Uniform momentum zones for the logarithmic layer in turbulent pipe flow

Wall-bounded turbulent flows are composed of spatial regions with relatively uniform streamwise velocity, known as uniform momentum zones (UMZs). These UMZs vary in size, and multiple UMZs coexist along the wall-normal direction in instantaneous flow fields. Although UMZs are essential coherent structures for understanding the multiscale phenomena and momentum transport in wall turbulence, there remains a question about which UMZs contribute to the logarithmic layer of wall turbulence.
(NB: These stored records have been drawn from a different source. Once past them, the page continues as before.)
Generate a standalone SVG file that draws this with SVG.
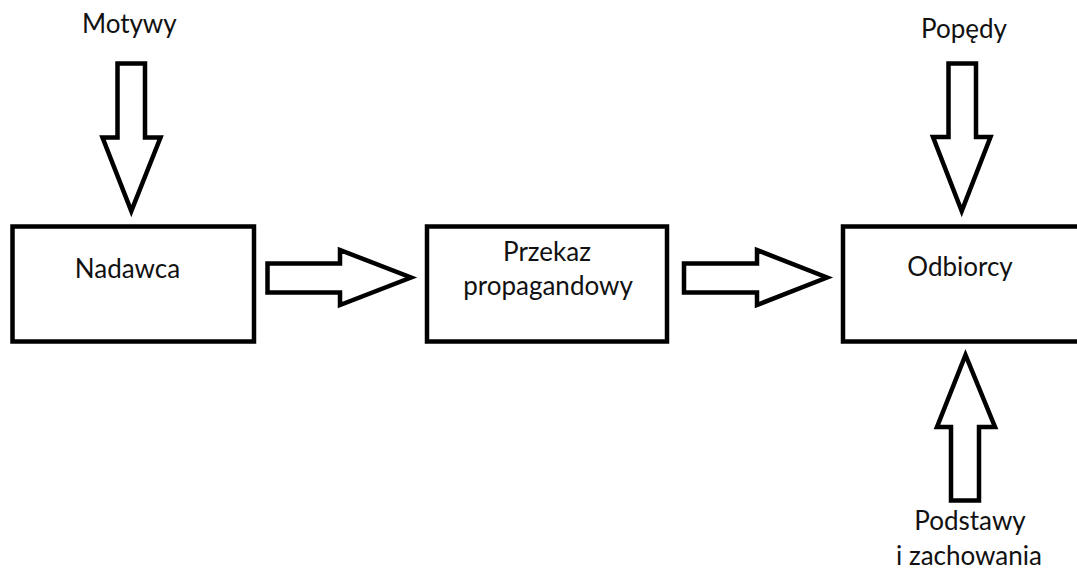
<svg xmlns="http://www.w3.org/2000/svg" width="1077" height="570" viewBox="0 0 1077 570">
  <style>
    .box { fill: #ffffff; stroke: #000000; stroke-width: 4.5; }
    .arrow { fill: #ffffff; stroke: #000000; stroke-width: 4.5; stroke-linejoin: miter; stroke-miterlimit: 10; }
    .label { font-family: Lato, "Liberation Sans", sans-serif; font-size: 26px; fill: #111111; text-anchor: middle; }
  </style>
  <rect width="1077" height="570" fill="#ffffff"/>

  <!-- block arrows -->
  <g id="connectors">
    <!-- Motywy -> Nadawca -->
    <polygon class="arrow" points="117.5,63.5 145,63.5 145,137.5 160.5,137.5 131.3,211 102.5,137.5 117.5,137.5"/>
    <!-- Nadawca -> Przekaz -->
    <polygon class="arrow" points="267.5,263.5 340,263.5 340,250 411,277.5 340,305 340,292.5 267.5,292.5"/>
    <!-- Przekaz -> Odbiorcy -->
    <polygon class="arrow" points="684,263.5 757,263.5 757,250 827,277.5 757,305 757,292.5 684,292.5"/>
    <!-- Popędy -> Odbiorcy -->
    <polygon class="arrow" points="948.5,63.5 976,63.5 976,137 990.5,137 961.7,211 933,137 948.5,137"/>
    <!-- Podstawy i zachowania -> Odbiorcy -->
    <polygon class="arrow" points="951,500.5 979,500.5 979,427 995,427 965.5,355 937,427 951,427"/>
  </g>

  <g id="nadawca">
    <rect class="box" x="12.5" y="226.5" width="241.5" height="115"/>
    <text class="label" x="127.5" y="277.5">Nadawca</text>
  </g>

  <g id="przekaz">
    <rect class="box" x="427" y="226.5" width="240" height="115"/>
    <text class="label" x="547" y="261">Przekaz</text>
    <text class="label" x="548" y="295">propagandowy</text>
  </g>

  <g id="odbiorcy">
    <rect class="box" x="843" y="226.5" width="260" height="115"/>
    <text class="label" x="960" y="276">Odbiorcy</text>
  </g>

  <g id="motywy">
    <text class="label" x="129.3" y="33">Motywy</text>
  </g>

  <g id="popedy">
    <text class="label" x="964" y="38">Popędy</text>
  </g>

  <g id="podstawy">
    <text class="label" x="970" y="530">Podstawy</text>
    <text class="label" x="969" y="565">i zachowania</text>
  </g>
</svg>
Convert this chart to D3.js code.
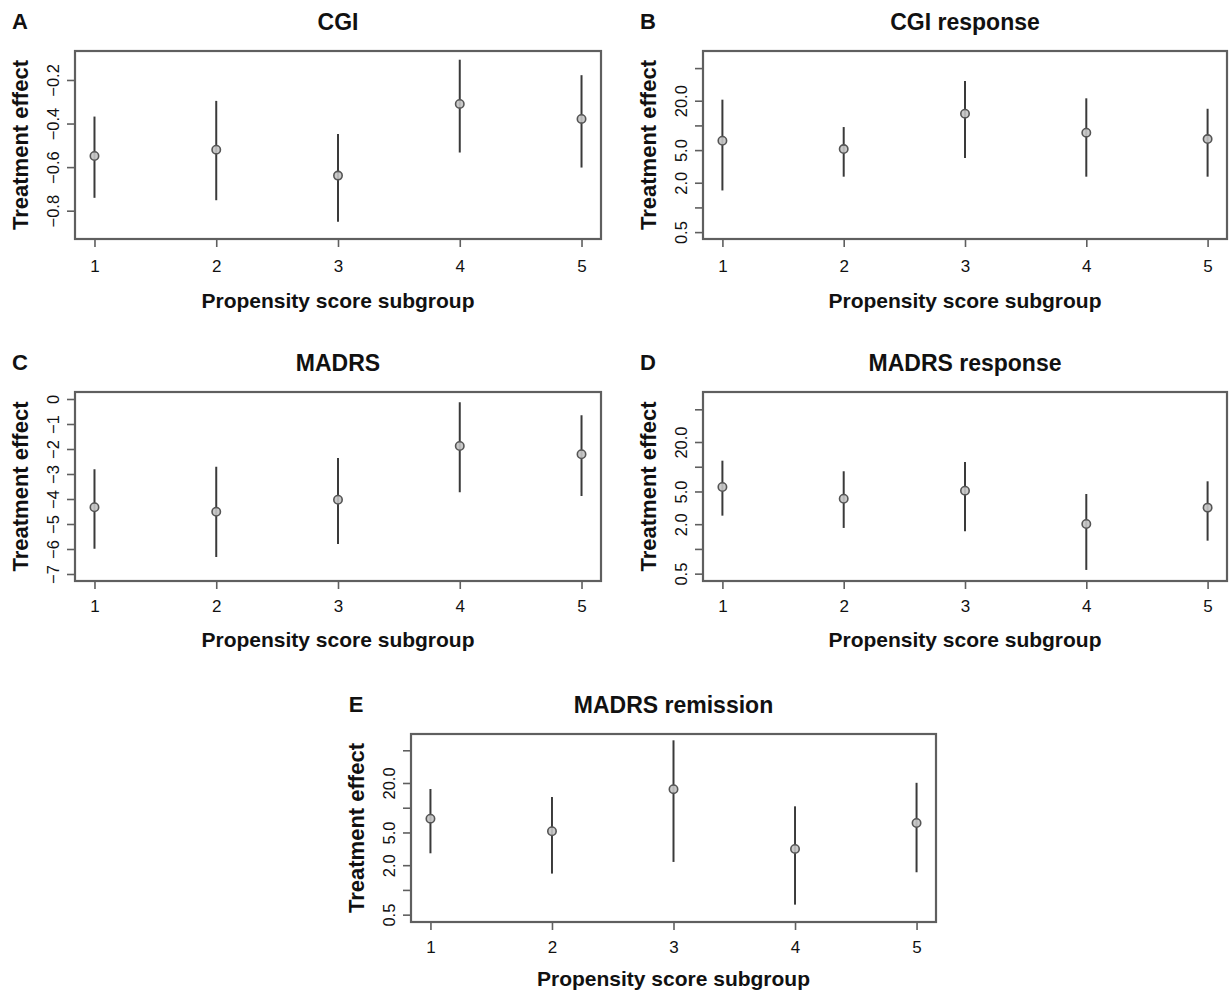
<!DOCTYPE html>
<html>
<head>
<meta charset="utf-8">
<script src="https://cdn.jsdelivr.net/npm/d3@7"></script>
<style>
  html, body { margin: 0; padding: 0; background: #fff; }
  svg { display: block; }
  text { font-family: "Liberation Sans", Arial, Helvetica, sans-serif; fill: #111; }
</style>
</head>
<body>
<svg id="chart" width="1231" height="994"></svg>
<script>
// ---------------- data ----------------
const subgroups = [1, 2, 3, 4, 5];

const cgiEst = [-0.549, -0.520, -0.639, -0.310, -0.379];
const cgiLo  = [-0.741, -0.752, -0.851, -0.533, -0.602];
const cgiHi  = [-0.368, -0.296, -0.448, -0.107, -0.178];

const cgiRespEst = [6.5, 5.15, 13.9, 8.15, 6.82];
const cgiRespLo  = [1.61, 2.37, 4.0, 2.37, 2.37];
const cgiRespHi  = [20.6, 9.55, 34.8, 21.4, 15.96];

const madrsEst = [-4.33, -4.51, -4.03, -1.88, -2.21];
const madrsLo  = [-5.99, -6.32, -5.80, -3.73, -3.88];
const madrsHi  = [-2.81, -2.71, -2.36, -0.13, -0.65];

const madrsRespEst = [5.67, 4.08, 5.11, 2.01, 3.18];
const madrsRespLo  = [2.54, 1.80, 1.64, 0.555, 1.26];
const madrsRespHi  = [11.85, 8.81, 11.4, 4.66, 6.65];

const madrsRemEst = [7.36, 5.17, 16.8, 3.15, 6.52];
const madrsRemLo  = [2.79, 1.58, 2.19, 0.662, 1.64];
const madrsRemHi  = [16.9, 13.5, 66.1, 10.4, 20.1];

const panelLetters = ["A", "B", "C", "D", "E"];
const panelTitles = ["CGI", "CGI response", "MADRS", "MADRS response", "MADRS remission"];

// axis ticks / labels
const xTicks = [1, 2, 3, 4, 5];
const xLimits = [0.84, 5.16];
const cgiTicks = [-0.8, -0.6, -0.4, -0.2];
const cgiTickLabels = ["\u22120.8", "\u22120.6", "\u22120.4", "\u22120.2"];
const madrsTicks = [-7, -6, -5, -4, -3, -2, -1, 0];
const madrsTickLabels = ["\u22127", "\u22126", "\u22125", "\u22124", "\u22123", "\u22122", "\u22121", "0"];
const logTicks = [0.5, 1, 2, 5, 10, 20, 50];
const logTickLabels = ["0.5", "", "2.0", "5.0", "", "20.0", ""];

const xTitle = "Propensity score subgroup";
const yTitle = "Treatment effect";

// y-axis limits
const cgiLimits = [-0.930, -0.067];
const cgiRespLimits = [0.412, 80.8];
const madrsLimits = [-7.28, 0.28];
const madrsRespLimits = [0.407, 81.2];
const madrsRemLimits = [0.407, 78.9];

// ---------------- layout ----------------
const panels = [
  { box: [75, 51, 601, 239],   est: cgiEst, lo: cgiLo, hi: cgiHi, log: false, lim: cgiLimits, ticks: cgiTicks, labels: cgiTickLabels, xl: 266, xt: 300 },
  { box: [703, 51, 1227, 239], est: cgiRespEst, lo: cgiRespLo, hi: cgiRespHi, log: true, lim: cgiRespLimits, ticks: logTicks, labels: logTickLabels, xl: 266, xt: 300 },
  { box: [75, 392, 601, 581],  est: madrsEst, lo: madrsLo, hi: madrsHi, log: false, lim: madrsLimits, ticks: madrsTicks, labels: madrsTickLabels, xl: 606, xt: 639 },
  { box: [703, 392, 1227, 581], est: madrsRespEst, lo: madrsRespLo, hi: madrsRespHi, log: true, lim: madrsRespLimits, ticks: logTicks, labels: logTickLabels, xl: 606, xt: 639 },
  { box: [411, 734, 936, 922], est: madrsRemEst, lo: madrsRemLo, hi: madrsRemHi, log: true, lim: madrsRemLimits, ticks: logTicks, labels: logTickLabels, xl: 947, xt: 978 }
];

const svg = d3.select("#chart");
const frameColor = "#5f5f5f";
const barColor = "#3a3a3a";

panels.forEach((p, i) => {
  const [x0, y0, x1, y1] = p.box;
  const x = d3.scaleLinear().domain(xLimits).range([x0, x1]);
  const y = (p.log ? d3.scaleLog() : d3.scaleLinear()).domain(p.lim).range([y1, y0]);
  const g = svg.append("g");

  // x axis
  const xAxis = d3.axisBottom(x).tickValues(xTicks).tickSize(8).tickFormat(d3.format("d"));
  const gx = g.append("g").attr("transform", `translate(0,${y1})`).call(xAxis);
  gx.attr("font-size", 17).attr("font-family", null);
  gx.select(".domain").remove();
  gx.selectAll(".tick line").attr("stroke", frameColor).attr("stroke-width", 1.6);
  gx.selectAll(".tick text").attr("y", 0).attr("dy", null)
    .attr("transform", `translate(0,${p.xl - y1})`)
    .attr("dominant-baseline", "central")
    .attr("font-size", 17).attr("fill", "#111");

  // y axis
  const yAxis = d3.axisLeft(y).tickValues(p.ticks).tickSize(8)
    .tickFormat((d, k) => p.labels[k]);
  const gy = g.append("g").attr("transform", `translate(${x0},0)`).call(yAxis);
  gy.attr("font-size", 16.5).attr("font-family", null);
  gy.select(".domain").remove();
  gy.selectAll(".tick line").attr("stroke", frameColor).attr("stroke-width", 1.6);
  gy.selectAll(".tick text")
    .attr("x", 0).attr("dy", null)
    .attr("text-anchor", "middle")
    .attr("dominant-baseline", "central")
    .attr("transform", "translate(-22,0) rotate(-90)")
    .attr("font-size", 16.5).attr("fill", "#111");

  // frame
  g.append("rect").attr("x", x0).attr("y", y0).attr("width", x1 - x0).attr("height", y1 - y0)
    .attr("fill", "none").attr("stroke", frameColor).attr("stroke-width", 2.2);

  // error bars
  g.selectAll("line.ci").data(subgroups).join("line").attr("class", "ci")
    .attr("x1", d => x(d)).attr("x2", d => x(d))
    .attr("y1", (d, k) => y(p.lo[k])).attr("y2", (d, k) => y(p.hi[k]))
    .attr("stroke", barColor).attr("stroke-width", 2);

  // points
  g.selectAll("circle.pt").data(subgroups).join("circle").attr("class", "pt")
    .attr("cx", d => x(d)).attr("cy", (d, k) => y(p.est[k])).attr("r", 4.2)
    .attr("fill", "#c4c4c4").attr("fill-opacity", 0.9)
    .attr("stroke", "#555").attr("stroke-width", 1.6);

  // titles
  const cx = (x0 + x1) / 2;
  g.append("text").attr("x", cx).attr("y", y0 - 29).attr("text-anchor", "middle")
    .attr("dominant-baseline", "central")
    .attr("font-size", 23).attr("font-weight", "bold").text(panelTitles[i]);
  g.append("text").attr("x", x0 - 55).attr("y", y0 - 30).attr("text-anchor", "middle")
    .attr("dominant-baseline", "central")
    .attr("font-size", 22).attr("font-weight", "bold").text(panelLetters[i]);
  g.append("text").attr("x", cx).attr("y", p.xt).attr("text-anchor", "middle")
    .attr("dominant-baseline", "central")
    .attr("font-size", 21).attr("font-weight", "bold").text(xTitle);
  g.append("text").attr("transform", `translate(${x0 - 55},${(y0 + y1) / 2}) rotate(-90)`)
    .attr("text-anchor", "middle").attr("dominant-baseline", "central")
    .attr("font-size", 22).attr("font-weight", "bold").text(yTitle);
});
</script>
</body>
</html>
In this study, we explore relatively thick UMZs that span from the near-wall region and cross the logarithmic layer using the direct numerical simulation dataset of turbulent pipe flows at Reτ = 550-6000. The thickness of these UMZs is linearly proportional to the wall-normal distance, and the velocity jump across the shear layer between different UMZs scales with the friction velocity. The mean streamwise velocity profile is reconstructed from these UMZs, and it shows the existence of the logarithmic layer, which is supported by a clear plateau in the indicator function even in low Reτ. Additionally, the wall-normal turbulence intensity and the Reynolds shear stress profiles exhibit a region with constant values over the logarithmic layer. These findings indicate that the identified wall-attached UMZs directly contribute to the logarithmic layer and are important instantaneous structures that can explain the asymptotic behaviors of turbulence statistics predicted by Townsend's attached eddy hypothesis.